Kürzlich ist wieder ein Fall von Gewalt gegen Behinderte bekannt geworden. Wie verbreitet ist das Problem?
Das
ist leider sehr verbreitet. Studien zufolge werden insbesondere Frauen
mit Behinderung häufig Opfer sexualisierter Gewalt. Hier sind bessere
Schutzkonzepte nötig. Gewalt beginnt aber nicht erst bei tätlichen
Angriffen. Wichtig ist der Gewaltschutz in Einrichtungen.
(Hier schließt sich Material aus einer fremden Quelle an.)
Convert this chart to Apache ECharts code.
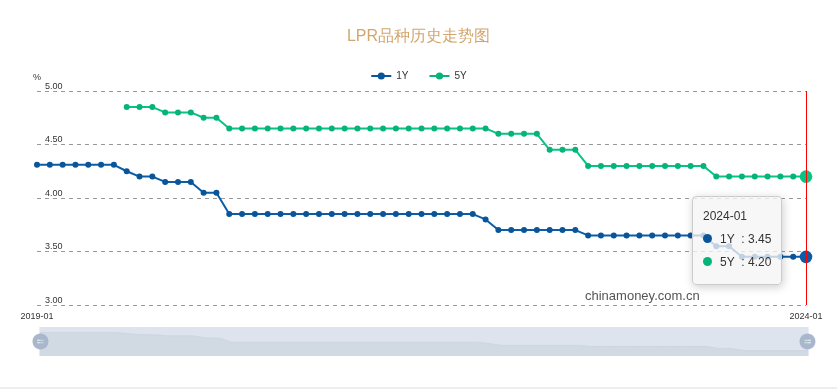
<!DOCTYPE html>
<html>
<head>
<meta charset="utf-8">
<script src="https://cdn.jsdelivr.net/npm/echarts@6/dist/echarts.min.js"></script>
<style>
html,body{margin:0;padding:0;background:#fff;}
#main{width:837px;height:392px;}
</style>
</head>
<body>
<div id="main"></div>
<script>
var months = [
'2019-01','2019-02','2019-03','2019-04','2019-05','2019-06','2019-07','2019-08','2019-09','2019-10','2019-11','2019-12',
'2020-01','2020-02','2020-03','2020-04','2020-05','2020-06','2020-07','2020-08','2020-09','2020-10','2020-11','2020-12',
'2021-01','2021-02','2021-03','2021-04','2021-05','2021-06','2021-07','2021-08','2021-09','2021-10','2021-11','2021-12',
'2022-01','2022-02','2022-03','2022-04','2022-05','2022-06','2022-07','2022-08','2022-09','2022-10','2022-11','2022-12',
'2023-01','2023-02','2023-03','2023-04','2023-05','2023-06','2023-07','2023-08','2023-09','2023-10','2023-11','2023-12',
'2024-01'
];
var lpr1Y = [
4.31,4.31,4.31,4.31,4.31,4.31,4.31,4.25,4.20,4.20,4.15,4.15,
4.15,4.05,4.05,3.85,3.85,3.85,3.85,3.85,3.85,3.85,3.85,3.85,
3.85,3.85,3.85,3.85,3.85,3.85,3.85,3.85,3.85,3.85,3.85,3.80,
3.70,3.70,3.70,3.70,3.70,3.70,3.70,3.65,3.65,3.65,3.65,3.65,
3.65,3.65,3.65,3.65,3.65,3.55,3.55,3.45,3.45,3.45,3.45,3.45,
3.45
];
var lpr5Y = [
null,null,null,null,null,null,null,4.85,4.85,4.85,4.80,4.80,
4.80,4.75,4.75,4.65,4.65,4.65,4.65,4.65,4.65,4.65,4.65,4.65,
4.65,4.65,4.65,4.65,4.65,4.65,4.65,4.65,4.65,4.65,4.65,4.65,
4.60,4.60,4.60,4.60,4.45,4.45,4.45,4.30,4.30,4.30,4.30,4.30,
4.30,4.30,4.30,4.30,4.30,4.20,4.20,4.20,4.20,4.20,4.20,4.20,
4.20
];
var seriesNames = ['1Y','5Y'];
var yTicks = {min: 3, max: 5, interval: 0.5};

var colors = ['#0a5599', '#07b378'];
var chart = echarts.init(document.getElementById('main'), null, {renderer: 'canvas'});
var handle = 'path://M512 0C794.8 0 1024 229.2 1024 512C1024 794.8 794.8 1024 512 1024C229.2 1024 0 794.8 0 512C0 229.2 229.2 0 512 0Z' +
  'M310 400V470H714V400Z M310 554V624H714V554Z';
var option = {
  animation: false,
  color: colors,
  title: {
    text: 'LPR品种历史走势图',
    left: 'center',
    top: 24,
    textStyle: {color: '#d3a66e', fontSize: 16, fontWeight: 'normal', fontFamily: 'sans-serif'}
  },
  legend: {
    data: seriesNames,
    top: 66,
    left: 'center',
    itemWidth: 20,
    itemHeight: 9,
    itemGap: 20,
    textStyle: {fontSize: 10, color: '#333'}
  },
  tooltip: {
    trigger: 'axis',
    transitionDuration: 0,
    backgroundColor: 'rgba(245,245,245,0.78)',
    borderColor: '#ccc',
    borderWidth: 1,
    padding: [8, 10, 10, 10],
    textStyle: {color: '#333', fontSize: 12},
    position: function () { return [692, 196]; },
    axisPointer: {type: 'line', lineStyle: {color: '#ff0000', width: 1, type: 'solid'}, z: 100},
    formatter: function (params) {
      var s = '<div style="line-height:23px;font-size:12px;color:#333">' + params[0].axisValue;
      params.forEach(function (p) {
        s += '<br/><span style="display:inline-block;width:9px;height:9px;border-radius:50%;background:' + p.color + ';margin-right:8px;"></span>' +
          p.seriesName + '&nbsp;&nbsp;: ' + Number(p.value).toFixed(2);
      });
      return s + '</div>';
    }
  },
  grid: {left: 37, right: 31, top: 91, bottom: 87, containLabel: false},
  xAxis: {
    type: 'category',
    data: months,
    boundaryGap: false,
    axisLine: {show: false},
    axisTick: {show: false},
    axisLabel: {interval: 59, fontSize: 9, color: '#333', margin: 7}
  },
  yAxis: {
    type: 'value',
    min: yTicks.min,
    max: yTicks.max,
    interval: yTicks.interval,
    name: '%',
    nameLocation: 'end',
    nameGap: 4,
    nameTextStyle: {fontSize: 9, color: '#333', align: 'center'},
    axisLine: {show: false},
    axisTick: {show: false},
    axisLabel: {inside: true, margin: 8, verticalAlign: 'bottom', fontSize: 9, color: '#333',
      formatter: function (v) { return v.toFixed(2); }},
    splitLine: {lineStyle: {type: [4, 4], color: '#999', width: 1}}
  },
  dataZoom: [{
    type: 'slider',
    xAxisIndex: 0,
    start: 0,
    end: 100,
    left: 37,
    right: 31,
    top: 327,
    height: 29,
    showDetail: false,
    brushSelect: false,
    moveHandleSize: 0,
    borderColor: 'transparent',
    backgroundColor: 'rgba(222,228,238,0.7)',
    fillerColor: 'rgba(205,214,228,0.4)',
    handleIcon: handle,
    handleSize: '55%',
    handleStyle: {color: '#a9b7cc', borderColor: '#a9b7cc', borderWidth: 0},
    dataBackground: {
      lineStyle: {color: '#c0c7d3', width: 0.5, opacity: 1},
      areaStyle: {color: '#cbd1dc', opacity: 0.7}
    },
    selectedDataBackground: {
      lineStyle: {color: '#c0c7d3', width: 0.5, opacity: 1},
      areaStyle: {color: '#cbd1dc', opacity: 0.7}
    },
    emphasis: {handleStyle: {color: '#a9b7cc'}}
  }],
  graphic: [
    {type: 'text', left: 585, top: 290, z: 1, silent: true,
      style: {text: 'chinamoney.com.cn', fill: '#555', font: '13px sans-serif'}},
    {type: 'rect', left: 0, top: 387, z: 0, silent: true,
      shape: {width: 837, height: 2}, style: {fill: '#eeeeee'}}
  ],
  series: [
    {
      name: seriesNames[0], type: 'line', data: lpr1Y,
      symbol: 'circle', symbolSize: 6, lineStyle: {width: 2},
      emphasis: {scale: 2.1, lineStyle: {width: 2}}
    },
    {
      name: seriesNames[1], type: 'line', data: lpr5Y,
      symbol: 'circle', symbolSize: 6, lineStyle: {width: 2},
      emphasis: {scale: 2.1, lineStyle: {width: 2}}
    }
  ]
};
chart.setOption(option);
chart.dispatchAction({type: 'showTip', seriesIndex: 0, dataIndex: months.length - 1});
</script>
</body>
</html>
Wir brauchen
konkrete Maßgaben, um institutionelle Abhängigkeiten und strukturelle
Gewalt in Einrichtungen zu verhindern. Durch das Teilhabestärkungsgesetz
wurde der Gewaltschutz in Einrichtungen erstmals gesetzlich verankert.
Für nachhaltige Vorkehrungen ist es unabdingbar, dass Menschen mit
Behinderungen, die in Einrichtungen leben, an der Erarbeitung der
Konzepte beteiligt werden.
Herr Dusel, Sie sind von Geburt an sehbehindert und haben Karriere gemacht, was hat Ihnen geholfen?
Die
Regelschule war ein Segen für mich, weil ich mit anderen Kindern etwas
unternehmen konnte. Als Zwölfjähriger war ich Pfadfinder. Das klingt
skurril, wenn man schlecht sieht und Pfade finden soll. Aber darum ging
es nicht. Ich war als Nachtwache gut, weil ich viel besser hören konnte
als die anderen. Die gemeinsamen Erfahrungen in der Schule haben
letztlich geholfen, dass ich später durch das Studium gekommen bin und
in das Berufsleben. Ich kann mir ein demokratisches Land nicht gut
vorstellen, das nicht inklusiv denkt und handelt. Behinderte haben die
gleichen Rechte wie andere. Es ist Aufgabe des Staates, dafür zu sorgen,
dass diese Rechte bei den Bürgern auch ankommen. Es ist eine Frage der
Demokratie, ob Menschen in ihrer Vielfalt willkommen sind.
Das Gespräch führte Claus Peter Kosfeld
Jürgen Dusel (56) ist seit 2018 Beauftragter der Bundesregierung für die Belange von Menschen mit Behinderungen.